Vtune merely displays the data where it occurs...So perhaps we should review how this works first.
1)for non exact events..which are most of them for Itanium 2 processors..
you program a counter to count a particular event and initialize the counter value to the overflow value - the SAV value. Then the events start getting counted. On overflow an interupt is raised..and the OS then services the interupt when it feels like it..and records the IIP (interupt instruction pointer) which is NOT the instruction pointer of when the event occurred...thus there is "skid".

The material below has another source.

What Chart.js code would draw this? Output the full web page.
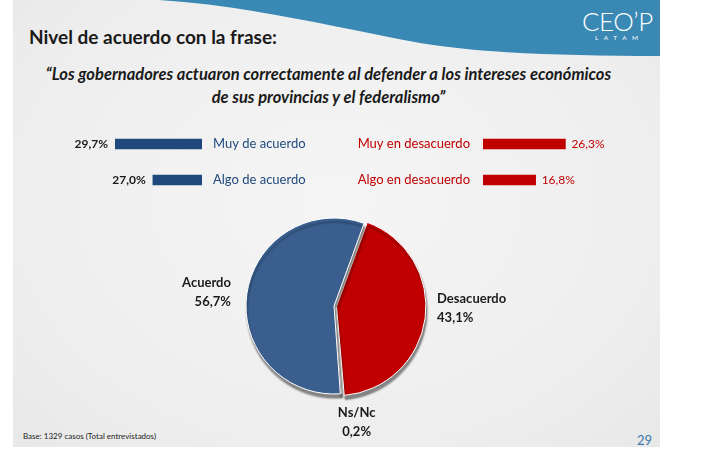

Skid has a few sources.among them..
1) the instruction that causes the event may have been retired dozens of cycles before the event does. ex: and L3 cache miss occurs about a dozen cycles after the load. meaning the IP in the pipeline when the counter overflows will not correspond to the instruction.
2) OS response
The net result is that the events are only accurate to around a basic block
The exceptions are the EAR events..where the Hardware records the address of the instruction responsible (ie data_ears are caused by loads)
The Branch_Event is also exact..however VTune for historical reasons displays the event at the branch target address..and by default collects data in the mode where the PMU collects the branch (source) address and the "branch details". so there is no target address..to correct this edit the event and set the "ds" bit to zero..(uncheck the box)
But the bottom line is that the skid will move the majority of events all over..and all you can do is characterize the performance of a basic block..
For loops this is not bad..because the events that occur in the loop are at least displayed somewhere in the loop..
There is a tendency for be_exe_bubble to line up with the instruction causing the stall when the underlying reason is a load that caused an L3 cache miss. This can be identified by using the dear_latency_gt_64 event in conjuction with the be_exe_bubble..the latency > 64 are pretty much L3 misses..so there are sufficient stalls at the consuming instruction to get the stall events to pile up there.